**What is needed**
Output the material beneath this task exactly, images excluded.

★ ★ ★

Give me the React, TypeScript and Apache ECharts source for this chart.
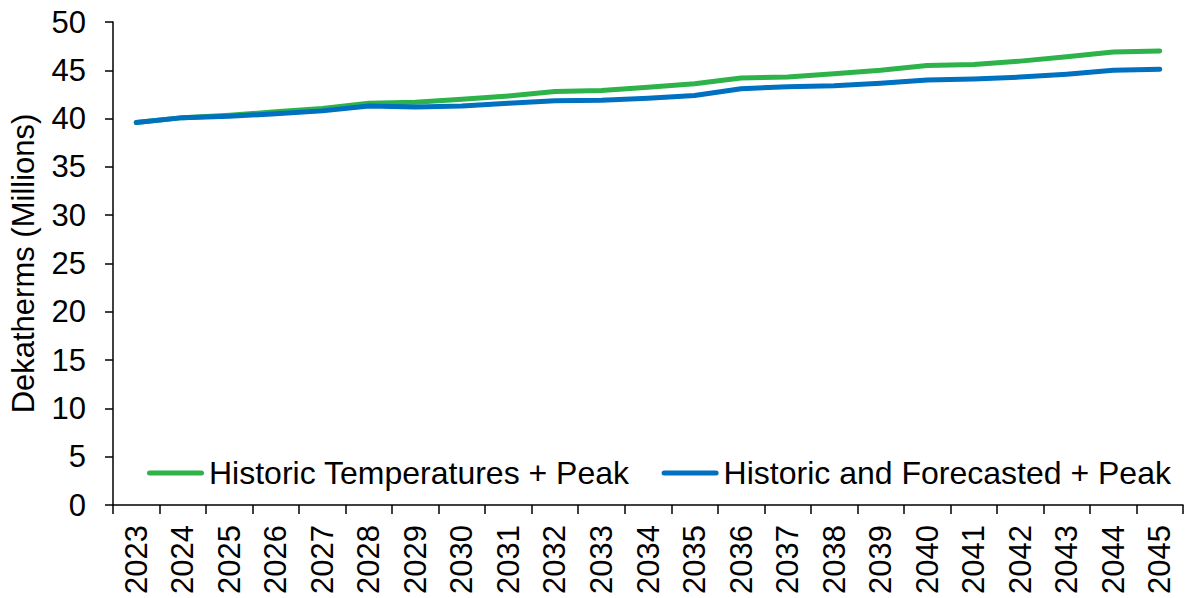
import React, { useEffect, useRef } from "react";
import * as echarts from "echarts";

const years = ["2023","2024","2025","2026","2027","2028","2029","2030","2031","2032","2033","2034","2035","2036","2037","2038","2039","2040","2041","2042","2043","2044","2045"];
const historicTemps = [39.6, 40.1, 40.35, 40.7, 41.05, 41.6, 41.7, 42.0, 42.35, 42.8, 42.9, 43.25, 43.6, 44.2, 44.3, 44.65, 45.0, 45.5, 45.6, 45.95, 46.4, 46.9, 47.0];
const historicForecast = [39.6, 40.1, 40.25, 40.5, 40.8, 41.3, 41.2, 41.3, 41.6, 41.85, 41.9, 42.1, 42.4, 43.1, 43.3, 43.4, 43.65, 44.0, 44.1, 44.3, 44.6, 45.0, 45.1];
const seriesNames = ["Historic Temperatures + Peak", "Historic and Forecasted + Peak"];
const yAxisName = "Dekatherms (Millions)";

const FONT = "Liberation Sans, Arial, sans-serif";
const LEGEND_ICON = "path://M2.5,0 L54.5,0 A2.5,2.5 0 0 1 54.5,5 L2.5,5 A2.5,2.5 0 0 1 2.5,0 Z";

export default function App() {
  const ref = useRef<HTMLDivElement>(null);
  useEffect(() => {
    if (!ref.current) return;
    const chart = echarts.init(ref.current, null, { renderer: "svg" });
    chart.setOption({
      animation: false,
      backgroundColor: "#ffffff",
      textStyle: { fontFamily: FONT },
      grid: { left: 113, right: 3, top: 22, bottom: 93, containLabel: false, outerBoundsMode: "none" },
      legend: {
        left: 147,
        top: 457,
        padding: 0,
        itemWidth: 57,
        itemHeight: 5,
        itemGap: 32,
        icon: LEGEND_ICON,
        textStyle: { fontSize: 32, color: "#000", fontFamily: FONT },
        data: seriesNames,
      },
      xAxis: {
        type: "category",
        data: years,
        boundaryGap: true,
        axisLine: { lineStyle: { color: "#000", width: 1.5 } },
        axisTick: { show: true, length: 9, lineStyle: { color: "#000", width: 1.5 }, alignWithLabel: false },
        axisLabel: { rotate: 90, fontSize: 31, color: "#000", fontFamily: FONT, margin: 20, interval: 0 },
        splitLine: { show: false },
      },
      yAxis: {
        type: "value",
        min: 0,
        max: 50,
        interval: 5,
        name: yAxisName,
        nameLocation: "middle",
        nameGap: 74,
        nameTextStyle: { fontSize: 31, color: "#000", fontFamily: FONT },
        axisLine: { show: true, lineStyle: { color: "#000", width: 1.5 } },
        axisTick: { show: true, length: 8, lineStyle: { color: "#000", width: 1.5 } },
        axisLabel: { fontSize: 31, color: "#000", fontFamily: FONT, margin: 27 },
        splitLine: { show: false },
      },
      series: [
        {
          name: seriesNames[0],
          type: "line",
          data: historicTemps,
          symbol: "none",
          lineStyle: { color: "#2db34a", width: 5, cap: "round", join: "round" },
          itemStyle: { color: "#2db34a" },
          z: 2,
        },
        {
          name: seriesNames[1],
          type: "line",
          data: historicForecast,
          symbol: "none",
          lineStyle: { color: "#0070c0", width: 5, cap: "round", join: "round" },
          itemStyle: { color: "#0070c0" },
          z: 3,
        },
      ],
    });
    return () => chart.dispose();
  }, []);
  return <div ref={ref} style={{ width: 1186, height: 598, position: "absolute", left: 0, top: 0 }} />;
}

★ ★ ★

**Solution for this exercise**
Give me the React, TypeScript and Apache ECharts source for this chart.
import React, { useEffect, useRef } from "react";
import * as echarts from "echarts";

const years = ["2023","2024","2025","2026","2027","2028","2029","2030","2031","2032","2033","2034","2035","2036","2037","2038","2039","2040","2041","2042","2043","2044","2045"];
const historicTemps = [39.6, 40.1, 40.35, 40.7, 41.05, 41.6, 41.7, 42.0, 42.35, 42.8, 42.9, 43.25, 43.6, 44.2, 44.3, 44.65, 45.0, 45.5, 45.6, 45.95, 46.4, 46.9, 47.0];
const historicForecast = [39.6, 40.1, 40.25, 40.5, 40.8, 41.3, 41.2, 41.3, 41.6, 41.85, 41.9, 42.1, 42.4, 43.1, 43.3, 43.4, 43.65, 44.0, 44.1, 44.3, 44.6, 45.0, 45.1];
const seriesNames = ["Historic Temperatures + Peak", "Historic and Forecasted + Peak"];
const yAxisName = "Dekatherms (Millions)";

const FONT = "Liberation Sans, Arial, sans-serif";
const LEGEND_ICON = "path://M2.5,0 L54.5,0 A2.5,2.5 0 0 1 54.5,5 L2.5,5 A2.5,2.5 0 0 1 2.5,0 Z";

export default function App() {
  const ref = useRef<HTMLDivElement>(null);
  useEffect(() => {
    if (!ref.current) return;
    const chart = echarts.init(ref.current, null, { renderer: "svg" });
    chart.setOption({
      animation: false,
      backgroundColor: "#ffffff",
      textStyle: { fontFamily: FONT },
      grid: { left: 113, right: 3, top: 22, bottom: 93, containLabel: false, outerBoundsMode: "none" },
      legend: {
        left: 147,
        top: 457,
        padding: 0,
        itemWidth: 57,
        itemHeight: 5,
        itemGap: 32,
        icon: LEGEND_ICON,
        textStyle: { fontSize: 32, color: "#000", fontFamily: FONT },
        data: seriesNames,
      },
      xAxis: {
        type: "category",
        data: years,
        boundaryGap: true,
        axisLine: { lineStyle: { color: "#000", width: 1.5 } },
        axisTick: { show: true, length: 9, lineStyle: { color: "#000", width: 1.5 }, alignWithLabel: false },
        axisLabel: { rotate: 90, fontSize: 31, color: "#000", fontFamily: FONT, margin: 20, interval: 0 },
        splitLine: { show: false },
      },
      yAxis: {
        type: "value",
        min: 0,
        max: 50,
        interval: 5,
        name: yAxisName,
        nameLocation: "middle",
        nameGap: 74,
        nameTextStyle: { fontSize: 31, color: "#000", fontFamily: FONT },
        axisLine: { show: true, lineStyle: { color: "#000", width: 1.5 } },
        axisTick: { show: true, length: 8, lineStyle: { color: "#000", width: 1.5 } },
        axisLabel: { fontSize: 31, color: "#000", fontFamily: FONT, margin: 27 },
        splitLine: { show: false },
      },
      series: [
        {
          name: seriesNames[0],
          type: "line",
          data: historicTemps,
          symbol: "none",
          lineStyle: { color: "#2db34a", width: 5, cap: "round", join: "round" },
          itemStyle: { color: "#2db34a" },
          z: 2,
        },
        {
          name: seriesNames[1],
          type: "line",
          data: historicForecast,
          symbol: "none",
          lineStyle: { color: "#0070c0", width: 5, cap: "round", join: "round" },
          itemStyle: { color: "#0070c0" },
          z: 3,
        },
      ],
    });
    return () => chart.dispose();
  }, []);
  return <div ref={ref} style={{ width: 1186, height: 598, position: "absolute", left: 0, top: 0 }} />;
}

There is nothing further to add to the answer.